She was almost gone, and then she was gone.

It was a complete accident that I happened to be the last person that saw my mother awake and alive, and that I was the last person that she saw. (Although I said in a previous post that I wouldn’t have changed how I handled anything, if I could have managed to avoid being the last person that she saw, or being the last person to see her alive, I might have changed this, because I didn’t intend it, and it forced me to make one more decision with regard to her. As mentioned in previous posts, I didn’t want to have to be in this situation in the first place. None of it. But I was… so I had to make decisions based on the circumstances.)
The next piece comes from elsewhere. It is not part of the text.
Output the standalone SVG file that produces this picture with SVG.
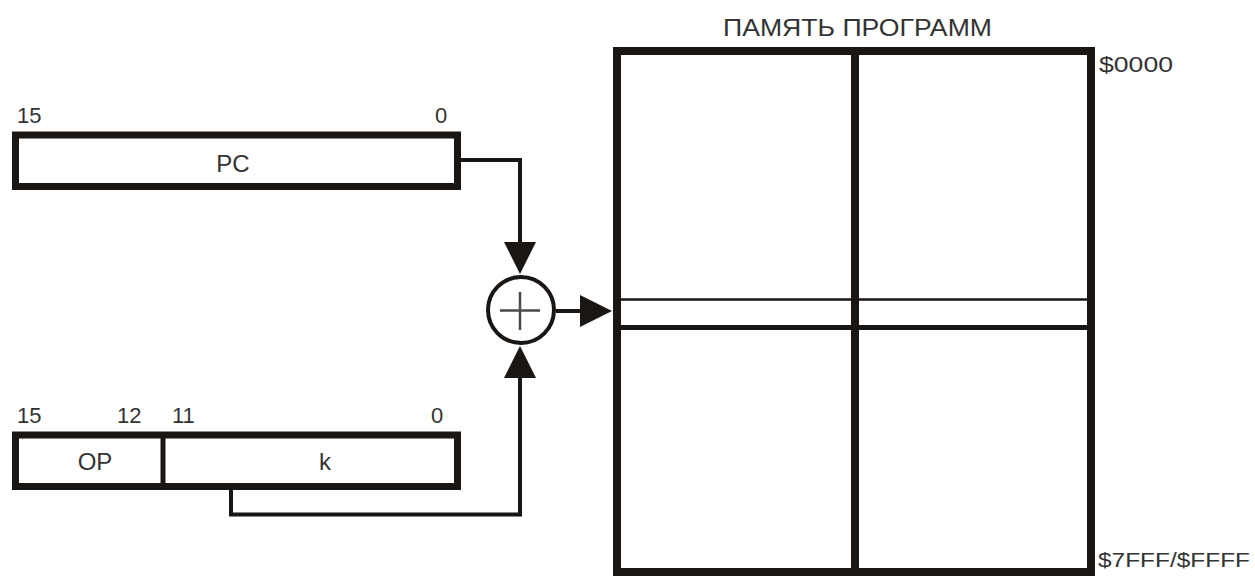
<svg xmlns="http://www.w3.org/2000/svg" width="1255" height="577" viewBox="0 0 1255 577">
  <defs>
    <style>
      .box { fill: #ffffff; stroke: #1a1614; stroke-width: 7; }
      .div { stroke: #1a1614; stroke-width: 5; fill: none; }
      .wire { fill: none; stroke: #1a1614; stroke-width: 4; }
      .mem { fill: none; stroke: #1a1614; stroke-width: 8; }
      .t { font-family: "Liberation Sans", "DejaVu Sans", sans-serif; fill: #333333; }
      .num { font-size: 22px; }
      .lbl { font-size: 24px; }
    </style>
    <marker id="arr" markerUnits="userSpaceOnUse" markerWidth="34" markerHeight="32" viewBox="0 0 34 32" refX="1" refY="16" orient="auto">
      <path d="M0,0 L32,16 L0,32 Z" fill="#1a1614"/>
    </marker>
  </defs>
  <rect width="1255" height="577" fill="#ffffff"/>

  <g id="pc-register">
    <rect class="box" x="15.5" y="135" width="442" height="51.5"/>
    <text class="t num" x="17" y="123">15</text>
    <text class="t num" x="441" y="123" text-anchor="middle">0</text>
    <text class="t lbl" x="233" y="172" text-anchor="middle">PC</text>
  </g>

  <g id="instruction-register">
    <rect class="box" x="15.5" y="435" width="442" height="51.5"/>
    <line class="div" x1="163" y1="435" x2="163" y2="486.5"/>
    <text class="t num" x="17" y="423">15</text>
    <text class="t num" x="117" y="423">12</text>
    <text class="t num" x="172" y="423">11</text>
    <text class="t num" x="437" y="423" text-anchor="middle">0</text>
    <text class="t lbl" x="95" y="470" text-anchor="middle">OP</text>
    <text class="t lbl" x="325" y="470" text-anchor="middle">k</text>
  </g>

  <g id="adder">
    <circle cx="521" cy="310" r="33" fill="#ffffff" stroke="#1a1614" stroke-width="4"/>
    <line x1="500" y1="310.5" x2="540" y2="310.5" stroke="#4a4a4a" stroke-width="2.5"/>
    <line x1="520" y1="292" x2="520" y2="330" stroke="#4a4a4a" stroke-width="2.5"/>
  </g>

  <g id="program-memory">
    <text class="t" x="723" y="36" font-size="23" textLength="269" lengthAdjust="spacingAndGlyphs">ПАМЯТЬ ПРОГРАММ</text>
    <rect class="mem" x="617" y="51" width="474" height="521"/>
    <line class="mem" x1="855" y1="51" x2="855" y2="572"/>
    <line x1="617" y1="299.5" x2="1091" y2="299.5" stroke="#1a1614" stroke-width="2.5"/>
    <line x1="617" y1="327.5" x2="1091" y2="327.5" stroke="#1a1614" stroke-width="5"/>
    <text class="t" x="1099" y="72" font-size="22" textLength="74" lengthAdjust="spacingAndGlyphs">$0000</text>
    <text class="t" x="1098" y="567" font-size="20" textLength="152" lengthAdjust="spacingAndGlyphs">$7FFF/$FFFF</text>
  </g>

  <g id="connectors">
    <path class="wire" d="M461,160 H520 V243" marker-end="url(#arr)"/>
    <path class="wire" d="M231,490 V514.5 H520 V377" marker-end="url(#arr)"/>
    <path class="wire" d="M556,311 H581" marker-end="url(#arr)"/>
  </g>
</svg>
The morning of my mother’s death — although, at this point, I’m referring to her as my mother rather than getting belligerent or trying to be dramatic and calling her “the one who gave birth to me” or something, because that would be belligerent and dramatic, and that has never been what I’ve been going for with this at all — I happened to see her awake as I was chasing her dog down, making sure that she had been let back in the house and that she wasn’t up to anything that she wasn’t supposed to be up to. After being released from the hospital one city over, she had been put on Hospice, and they had loaned us a bed… and the only place that we could put it was in the living room, so this involved me coming into the living room to find her dog, make sure that she was in the house, and get her settled down (again) for the evening. Or, shall I say, very early morning at this time. We had been told by the Hospice nurse that had come out to our house that my mother was beginning to enter the active stage of dying and that she did not have much longer left to live. Bub was actively avoiding going anywhere near her hospital bed, although it was peculiar to notice that before she had been transported back to the house by ambulance and loaded into the bed, he was just fine playing in the bed and was certainly curious about it… when she herself was not in it. But I digress…

At any rate, she saw me, and I saw her actually look over to me.

She said nothing.

I said nothing.

And then I saw Bub’s bewildered, hurt face in my mind as she screamed at him that he was a broken, retarded piece of shit. Her actually sitting up in bed after I had fed her, verbalizing “no” as she refused to apologize to him for what she had done to him. Remembering her asking me when I would “give up and institutionalize the sub-human piece of shit”. Realizing that my child, to that day, was not even worth an apology to her at any point. Realizing that everyone else in that house, more or less, was “fine” to her…

Except maybe me. I had told her that she was no longer my mother for what she had said and done.

Imagine telling the person that had raised you for thirty-three years that she was no longer your mother.

Then imagine literally turning your back on that person without a word and walking back to your bedroom, getting back in bed for the night, and going to sleep knowing that you will not see that person awake or alive again. There was no relationship left to repair. There never would be. I woke up once more to check on her dog because I’d heard her making some more noise, and in the process had to walk around my mother’s Hospice bed. By that point, she had begun to go into what I would later learn were agonal respirations. Once I’d settled her dog down (again), I would do the same thing — get back into bed, go back to sleep until dawn.

My mother died that morning, and for all intents and purposes, she died without a child.

I could have stood vigil beside her until she died, but her relentless disgust of my child made that impossible.

I turned my back on her because I walked toward my child, whom I would always, unquestionably choose.

To this day, I wish that it never had to actually be that way, but it did, and I wish that it did not have to be.